I quotidiani hanno un evidente problema di sintonia con il pubblico di giovani e giovanissimi. I giornalisti ospiti al master di Torino hanno detto agli studenti che una delle ragioni è l’età media delle redazioni, che non sono riuscite a rinnovarsi in un periodo di crisi.
Non è soltanto un problema di forma della comunicazione: insomma non basta digitalizzarsi e usare i social network. Il problema è, anche, di linguaggio e contenuti.
Senza rinunciare alla qualità dei contenuti i giornali dovrebbero ragionare per target, ridistribuendo le risorse e articolando le proprie piattaforme online in una serie di siti satelliti, ognuno dei quali dedicato a un pubblico e a una o più tematiche. Ci sarebbe quindi la possibilità di sperimentare linguaggi e stili che in un contenitore generalista non potrebbero convivere.

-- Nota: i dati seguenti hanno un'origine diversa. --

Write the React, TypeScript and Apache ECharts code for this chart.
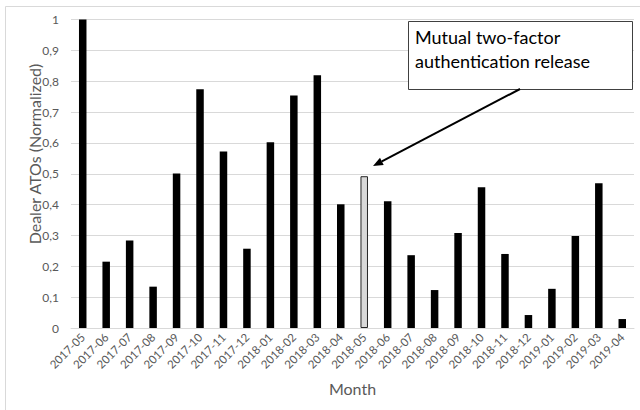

Immaginate, ad esempio, quanto stonerebbe un articolo scritto con il linguaggio di Vice in bella vista sul sito di Repubblica.
Inoltre i giornali dovrebbero confrontarsi con un fenomeno molto diffuso tra i giovanissimi e quasi sconosciuto a tutti gli altri: gli youtuber collezionano milioni di visualizzazioni facendo informazione su videogiochi, film, fumetti. Cosa potrebbe imparare la stampa potrebbe da quel linguaggio?